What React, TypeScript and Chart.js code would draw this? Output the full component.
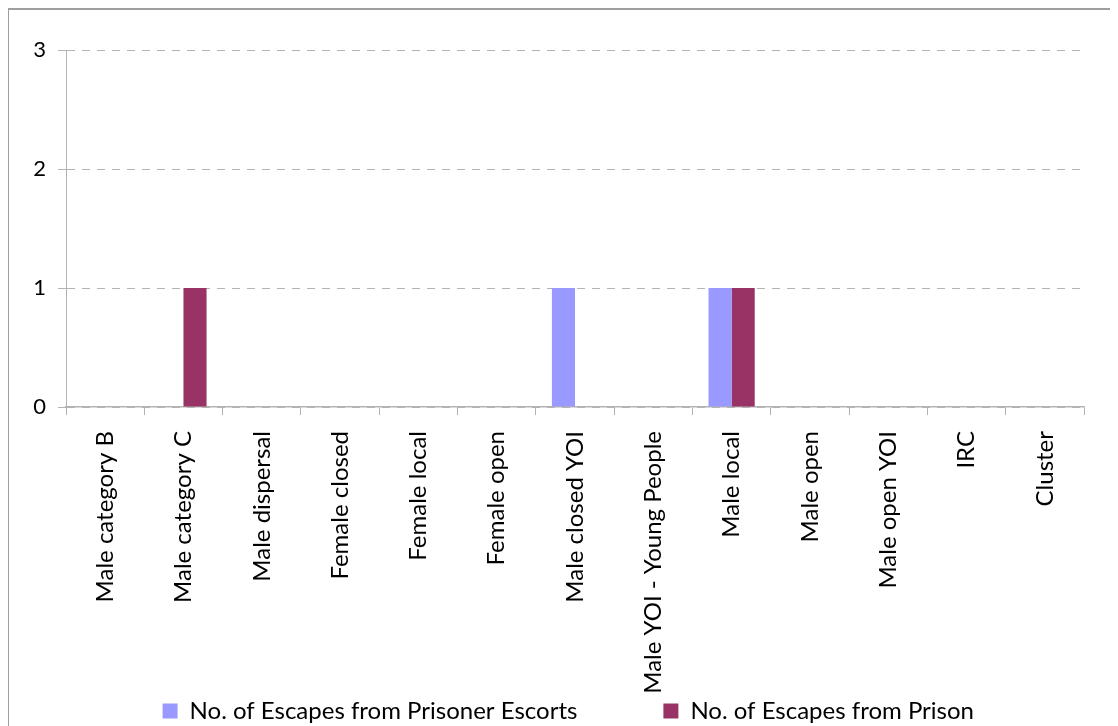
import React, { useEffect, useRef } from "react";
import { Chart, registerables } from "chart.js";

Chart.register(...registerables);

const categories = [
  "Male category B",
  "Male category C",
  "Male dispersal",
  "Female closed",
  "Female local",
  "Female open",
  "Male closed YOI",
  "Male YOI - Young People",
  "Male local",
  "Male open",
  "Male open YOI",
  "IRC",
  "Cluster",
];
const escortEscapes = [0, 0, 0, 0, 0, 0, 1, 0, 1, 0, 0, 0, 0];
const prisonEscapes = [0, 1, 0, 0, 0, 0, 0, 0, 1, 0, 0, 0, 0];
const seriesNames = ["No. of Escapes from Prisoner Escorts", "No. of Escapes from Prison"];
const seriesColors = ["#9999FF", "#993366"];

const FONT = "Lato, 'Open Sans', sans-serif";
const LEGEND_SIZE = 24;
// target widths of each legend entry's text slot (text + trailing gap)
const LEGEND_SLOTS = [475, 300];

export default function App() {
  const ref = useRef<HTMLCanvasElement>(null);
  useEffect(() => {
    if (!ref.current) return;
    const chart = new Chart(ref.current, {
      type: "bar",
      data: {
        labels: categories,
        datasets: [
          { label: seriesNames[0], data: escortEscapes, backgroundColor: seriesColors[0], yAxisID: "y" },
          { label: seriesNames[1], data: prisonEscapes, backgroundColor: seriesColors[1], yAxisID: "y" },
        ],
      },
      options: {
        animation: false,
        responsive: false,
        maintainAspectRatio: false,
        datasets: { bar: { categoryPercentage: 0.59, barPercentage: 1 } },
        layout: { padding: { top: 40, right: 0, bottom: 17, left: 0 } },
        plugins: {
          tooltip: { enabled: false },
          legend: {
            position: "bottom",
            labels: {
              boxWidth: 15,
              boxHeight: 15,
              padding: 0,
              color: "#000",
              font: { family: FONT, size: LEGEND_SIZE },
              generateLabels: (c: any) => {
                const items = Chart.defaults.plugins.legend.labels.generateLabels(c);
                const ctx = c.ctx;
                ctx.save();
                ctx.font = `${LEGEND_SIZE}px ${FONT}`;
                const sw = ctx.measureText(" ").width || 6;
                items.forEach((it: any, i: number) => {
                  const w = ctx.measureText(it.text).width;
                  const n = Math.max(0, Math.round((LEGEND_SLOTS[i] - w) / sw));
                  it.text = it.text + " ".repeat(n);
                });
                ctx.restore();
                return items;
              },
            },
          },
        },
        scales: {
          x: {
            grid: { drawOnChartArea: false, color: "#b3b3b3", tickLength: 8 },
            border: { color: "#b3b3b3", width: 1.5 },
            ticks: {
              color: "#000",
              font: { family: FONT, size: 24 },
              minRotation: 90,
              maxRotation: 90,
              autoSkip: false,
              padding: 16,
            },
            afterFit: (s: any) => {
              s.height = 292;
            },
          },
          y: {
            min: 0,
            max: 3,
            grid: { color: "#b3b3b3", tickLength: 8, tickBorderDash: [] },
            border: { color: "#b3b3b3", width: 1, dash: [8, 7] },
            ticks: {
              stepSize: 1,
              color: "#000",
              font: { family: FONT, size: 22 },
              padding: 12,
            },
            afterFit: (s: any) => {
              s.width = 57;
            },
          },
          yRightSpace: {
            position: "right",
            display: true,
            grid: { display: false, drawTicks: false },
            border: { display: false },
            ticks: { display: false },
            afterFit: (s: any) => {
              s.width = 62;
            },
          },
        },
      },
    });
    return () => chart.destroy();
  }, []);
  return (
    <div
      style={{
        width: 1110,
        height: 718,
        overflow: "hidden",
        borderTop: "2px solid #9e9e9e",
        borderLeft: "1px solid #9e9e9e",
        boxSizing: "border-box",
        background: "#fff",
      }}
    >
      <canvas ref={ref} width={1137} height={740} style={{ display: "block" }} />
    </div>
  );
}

----------------

**Task objective:**
Which lines hold the string "React"? List them all.

**Problem solution:**
What React, TypeScript and Chart.js code would draw this? Output the full component.
import React, { useEffect, useRef } from "react";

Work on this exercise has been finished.